Below him the Land-Rover still stood forlornly waiting; but beside it was parked, with almost pedantic neatness, an elderly black Morris. It seemed the car of his dream had completed the climb, after all, and arrived at its destination. He was not aware of ever having seen this car before. It had the discreetly old-fashioned, anonymous, average look of the hired car, and betrayed nothing whatsoever about the man or woman who had recently driven it.

Dominic went looking for him. The terrace continued round the corner of the house and all along the north-east wall; and at an hour when everything that wakes turns its back on the chill of the night and looks eastward into the first rays of the sun, this jutting corner seemed to be the place where anyone already waking would naturally go. There was a stone seat just round the corner, draped with a hand-loomed rug. And there was a man sitting cross-legged on the seat, his hands cupped in his lap, his face upturned to the rising sun.

His colour was pale bronze, and in the reddish, gilding rays of dawn, launched horizontally like lances along the mist-blue and dust-amber land, he might have been indeed a bronze, made not so far away in Tanjore in the high period of the art, three centuries and more ago, for all his clothing melted into the same range of glossy metallic shades. Not even the darkness and texture of hair broke the unity, for his head, with close-set ears and beautiful, subtle shaping of the skull beneath the skin, was shaven naked as his face. Lofty, jutting bronze brows arched above large, closed eyelids; the long lips were folded together peacefully in the faintest and purest of smiles, and the thin, straight nose inhaled so softly and tranquilly that not even the act of breathing seemed to inflect his charged stillness.
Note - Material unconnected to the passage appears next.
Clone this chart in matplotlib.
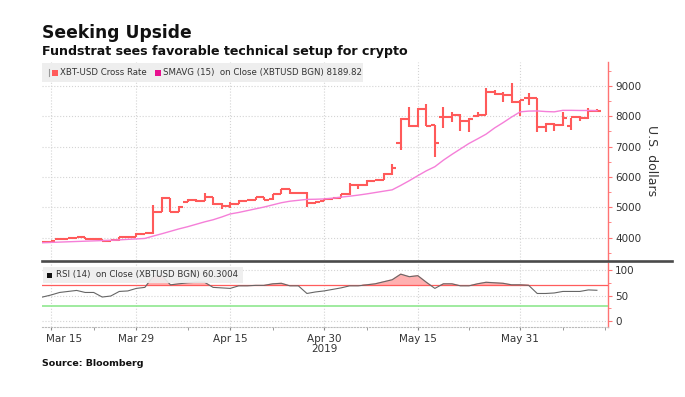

But he was not asleep. As soon as Dominic’s advancing figure cast a shadow on his nearer shoulder, the bronze cups of his eyelids lifted from exceedingly bright, mild, knowing eyes, dark brown and deeply set; and when two more steps had projected the shadow across his body he dwindled magically but gracefully into a middle-sized elderly gentleman wearing a saffron robe with a frayed hem kilted comfortably round his loins, and a fawn-coloured trench coat draped over his shoulders. His naked feet – his sandals lay beside the bench – were slim, bony and whitened with dust. He looked way-worn, but not tired. And he looked up at Dominic with a bright, gratified smile, and joined his palms gently under his chin in greeting.

Namaste, my son!’

Namaste, my father! I’m glad you are here.’ His very presence resolved everything into a matter of serene understatements.

‘You are not surprised?’ remarked the Swami Premanathanand, with a distinct suggestion of disappointment.
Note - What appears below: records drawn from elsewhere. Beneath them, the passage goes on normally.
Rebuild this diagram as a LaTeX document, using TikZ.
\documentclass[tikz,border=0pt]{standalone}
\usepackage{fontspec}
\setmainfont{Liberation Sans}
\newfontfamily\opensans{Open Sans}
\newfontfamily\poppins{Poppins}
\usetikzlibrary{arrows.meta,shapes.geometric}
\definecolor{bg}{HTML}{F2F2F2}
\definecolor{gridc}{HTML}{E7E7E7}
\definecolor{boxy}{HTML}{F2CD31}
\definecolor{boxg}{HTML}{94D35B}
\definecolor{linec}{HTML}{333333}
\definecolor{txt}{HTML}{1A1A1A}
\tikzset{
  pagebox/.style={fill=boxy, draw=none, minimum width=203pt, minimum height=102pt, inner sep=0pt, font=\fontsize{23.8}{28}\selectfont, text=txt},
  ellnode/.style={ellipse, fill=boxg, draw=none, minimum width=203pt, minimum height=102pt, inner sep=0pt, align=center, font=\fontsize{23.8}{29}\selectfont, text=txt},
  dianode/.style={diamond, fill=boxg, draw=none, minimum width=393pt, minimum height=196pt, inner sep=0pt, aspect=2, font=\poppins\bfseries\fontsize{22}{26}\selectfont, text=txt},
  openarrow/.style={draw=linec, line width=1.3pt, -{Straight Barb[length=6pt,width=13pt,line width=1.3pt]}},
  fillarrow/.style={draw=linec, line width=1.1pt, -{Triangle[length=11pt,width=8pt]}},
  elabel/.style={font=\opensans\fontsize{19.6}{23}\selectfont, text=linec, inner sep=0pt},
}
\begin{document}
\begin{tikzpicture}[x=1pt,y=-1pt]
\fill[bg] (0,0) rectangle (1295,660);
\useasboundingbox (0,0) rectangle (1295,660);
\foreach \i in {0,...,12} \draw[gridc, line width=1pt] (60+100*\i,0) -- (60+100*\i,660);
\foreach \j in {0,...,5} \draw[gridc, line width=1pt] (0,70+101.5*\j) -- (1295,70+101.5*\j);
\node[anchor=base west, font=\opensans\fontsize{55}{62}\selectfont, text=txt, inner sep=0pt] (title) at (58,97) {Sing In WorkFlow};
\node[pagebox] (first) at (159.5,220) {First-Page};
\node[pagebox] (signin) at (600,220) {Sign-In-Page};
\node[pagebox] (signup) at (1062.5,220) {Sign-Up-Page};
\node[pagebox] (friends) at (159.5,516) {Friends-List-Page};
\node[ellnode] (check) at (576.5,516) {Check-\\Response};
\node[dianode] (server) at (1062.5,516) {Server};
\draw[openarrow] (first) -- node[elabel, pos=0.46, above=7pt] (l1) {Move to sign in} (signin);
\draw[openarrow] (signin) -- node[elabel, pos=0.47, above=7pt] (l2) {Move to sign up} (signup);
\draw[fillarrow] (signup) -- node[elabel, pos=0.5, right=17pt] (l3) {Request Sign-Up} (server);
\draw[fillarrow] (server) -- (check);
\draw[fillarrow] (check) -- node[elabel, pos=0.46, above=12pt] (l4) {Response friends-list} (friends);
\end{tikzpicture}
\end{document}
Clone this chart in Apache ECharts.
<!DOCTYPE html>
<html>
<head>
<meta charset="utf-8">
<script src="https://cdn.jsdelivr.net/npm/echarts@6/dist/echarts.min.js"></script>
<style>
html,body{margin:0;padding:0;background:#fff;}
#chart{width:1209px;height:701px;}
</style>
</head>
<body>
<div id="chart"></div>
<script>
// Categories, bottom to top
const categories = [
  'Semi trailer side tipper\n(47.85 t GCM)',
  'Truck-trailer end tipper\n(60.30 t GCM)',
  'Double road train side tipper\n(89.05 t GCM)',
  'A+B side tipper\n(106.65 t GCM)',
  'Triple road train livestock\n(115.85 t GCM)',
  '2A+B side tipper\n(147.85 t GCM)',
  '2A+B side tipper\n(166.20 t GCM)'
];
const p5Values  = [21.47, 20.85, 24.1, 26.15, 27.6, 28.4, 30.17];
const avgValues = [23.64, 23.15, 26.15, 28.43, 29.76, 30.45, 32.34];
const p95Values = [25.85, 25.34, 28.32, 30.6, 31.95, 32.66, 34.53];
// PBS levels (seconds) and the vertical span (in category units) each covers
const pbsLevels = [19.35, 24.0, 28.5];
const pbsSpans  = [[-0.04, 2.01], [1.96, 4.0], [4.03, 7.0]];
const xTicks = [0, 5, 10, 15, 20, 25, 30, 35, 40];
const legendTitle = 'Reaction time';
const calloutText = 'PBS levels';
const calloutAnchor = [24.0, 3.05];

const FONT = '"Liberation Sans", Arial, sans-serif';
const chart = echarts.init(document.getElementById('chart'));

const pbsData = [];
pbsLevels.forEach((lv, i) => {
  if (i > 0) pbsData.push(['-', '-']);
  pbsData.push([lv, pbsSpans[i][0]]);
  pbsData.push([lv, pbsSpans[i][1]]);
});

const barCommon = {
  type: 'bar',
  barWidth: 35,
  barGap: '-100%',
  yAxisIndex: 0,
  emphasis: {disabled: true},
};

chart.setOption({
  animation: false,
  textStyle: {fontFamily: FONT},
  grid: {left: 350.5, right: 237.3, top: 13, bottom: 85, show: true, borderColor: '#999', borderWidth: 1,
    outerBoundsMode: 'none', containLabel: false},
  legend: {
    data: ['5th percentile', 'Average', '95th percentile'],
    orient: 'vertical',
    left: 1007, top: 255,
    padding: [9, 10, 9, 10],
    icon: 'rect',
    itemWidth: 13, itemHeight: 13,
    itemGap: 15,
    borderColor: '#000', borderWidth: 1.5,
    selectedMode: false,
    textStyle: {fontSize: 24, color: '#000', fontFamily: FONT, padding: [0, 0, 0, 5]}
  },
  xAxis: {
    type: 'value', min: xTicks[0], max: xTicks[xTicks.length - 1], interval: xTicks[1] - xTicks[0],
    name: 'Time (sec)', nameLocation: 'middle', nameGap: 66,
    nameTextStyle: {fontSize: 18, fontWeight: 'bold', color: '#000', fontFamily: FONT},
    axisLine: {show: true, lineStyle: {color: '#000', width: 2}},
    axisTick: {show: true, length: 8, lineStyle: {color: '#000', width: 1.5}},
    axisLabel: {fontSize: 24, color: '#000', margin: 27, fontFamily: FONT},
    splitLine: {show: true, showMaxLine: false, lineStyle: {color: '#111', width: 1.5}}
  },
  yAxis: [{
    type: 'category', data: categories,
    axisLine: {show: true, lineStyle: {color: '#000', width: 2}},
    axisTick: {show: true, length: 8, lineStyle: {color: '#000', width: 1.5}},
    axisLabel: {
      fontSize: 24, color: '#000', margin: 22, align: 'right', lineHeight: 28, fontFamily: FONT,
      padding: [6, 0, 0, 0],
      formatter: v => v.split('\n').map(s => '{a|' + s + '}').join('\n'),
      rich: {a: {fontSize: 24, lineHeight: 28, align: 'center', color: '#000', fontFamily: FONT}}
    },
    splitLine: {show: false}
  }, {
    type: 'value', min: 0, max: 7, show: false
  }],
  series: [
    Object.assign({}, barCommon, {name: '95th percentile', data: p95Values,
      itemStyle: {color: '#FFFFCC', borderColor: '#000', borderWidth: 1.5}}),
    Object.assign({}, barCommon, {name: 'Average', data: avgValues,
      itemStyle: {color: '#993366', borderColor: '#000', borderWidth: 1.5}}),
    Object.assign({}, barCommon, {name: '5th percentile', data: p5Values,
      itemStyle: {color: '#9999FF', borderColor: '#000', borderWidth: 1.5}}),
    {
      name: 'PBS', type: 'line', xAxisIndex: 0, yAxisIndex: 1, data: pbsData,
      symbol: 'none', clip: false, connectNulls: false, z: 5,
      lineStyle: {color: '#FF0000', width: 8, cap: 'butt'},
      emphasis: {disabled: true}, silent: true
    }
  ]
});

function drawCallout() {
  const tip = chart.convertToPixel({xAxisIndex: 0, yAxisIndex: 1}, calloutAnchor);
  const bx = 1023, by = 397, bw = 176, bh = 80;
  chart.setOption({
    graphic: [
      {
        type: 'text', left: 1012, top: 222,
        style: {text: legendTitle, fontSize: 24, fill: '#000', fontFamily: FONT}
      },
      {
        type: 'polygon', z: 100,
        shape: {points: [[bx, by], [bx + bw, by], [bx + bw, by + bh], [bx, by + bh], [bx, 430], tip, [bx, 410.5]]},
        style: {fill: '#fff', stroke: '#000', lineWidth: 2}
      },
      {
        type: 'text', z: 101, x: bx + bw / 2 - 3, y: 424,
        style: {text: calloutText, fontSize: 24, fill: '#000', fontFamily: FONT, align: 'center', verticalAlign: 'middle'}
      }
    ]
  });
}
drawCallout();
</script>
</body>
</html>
‘Never surprised by you. But very glad of you.’

‘I flew from Delhi to Madurai – it is a tedious business, thought it is so quick. And from Madurai I have driven that hired car – a car quite unknown to me, I am used only to my own.’ His own was a forty-year-old Rolls, visually reduced by sheer hard labour to a flying scarecrow, but mechanically nursed like an only child. He was slightly surprised by his success with this modern degenerate, and a little proud. ‘I arrived nearly an hour ago, but I did not wish to disturb anyone. I am afraid this is a house not well-blessed at present with dreamless sleep.’

‘I dreamed I heard you coming,’ said Dominic.

‘That was not a dream, I was thinking of you. As I promised,’ he said, ‘I gave thought to the problem of what might best be done. And I thought that my responsibility in this matter is very great, and that I ought to be here with you.’

He rose, and slipped his feet into his worn sandals, his long, prehensile toes gripping the leather thongs.